Thursday, October 28, 2010

On the Road to Chettinad

Chettinad is a long bus ride from Madurai but worth the trip to see some of the remnants of a brilliant era in the town's history in the late nineteenth and early twentieth centuries when it was home to a group of wealthy international merchants who built large mansions throughout the township on profits from their trading operations in Asia, Europe and elsewhere.

Today these homes have fallen on hard times but they still retain hints of their former grandeur and seem especially intriguing given their EXTREMELY remote location. Evidently prices in the middle of nowhere on land not considered at all productive is precisely why these mansions are located where they are – these merchants didn't amass their fortunes by being lavish but parsimonious instead!

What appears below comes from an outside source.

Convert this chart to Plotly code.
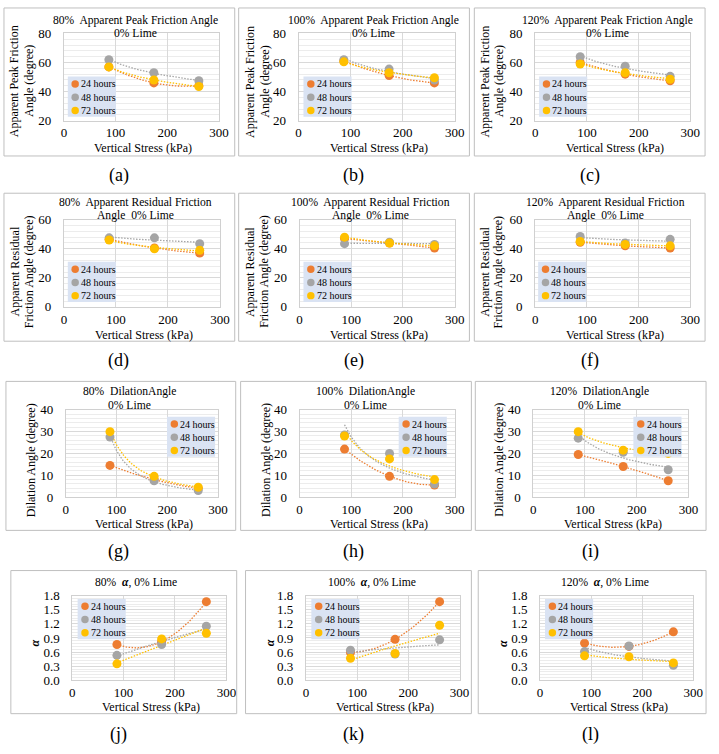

And they still managed to eat very, very well: our lunch at a local small hotel showed the Chettinad cuisine, famous throughout India, very much worthy of its outstanding reputation.

The bus trip gave us ample opportunity to observe life in rural Tamil Nadu.

We stopped on our way to Chettinad in a small village to visit a batik cooperative giving shelter and training to orphan girls …

… and later at a pre-Hindu temple, the walkway to which is lined with terracotta figures of horses, elephants and cows given by local farmers in thanksgiving for good harvests, a practice dating back thousands of years.

Returning to Madurai we took in a visit to another rural coop, this one making beautiful handcrafted ceramic tiles. Two of our group even got to try making free form tiles themselves, and both turned out quite credible efforts.

It's all these little extras along the way that make Overseas Adventure Travel tours so very special, however long the bus ride might take to bring us to them.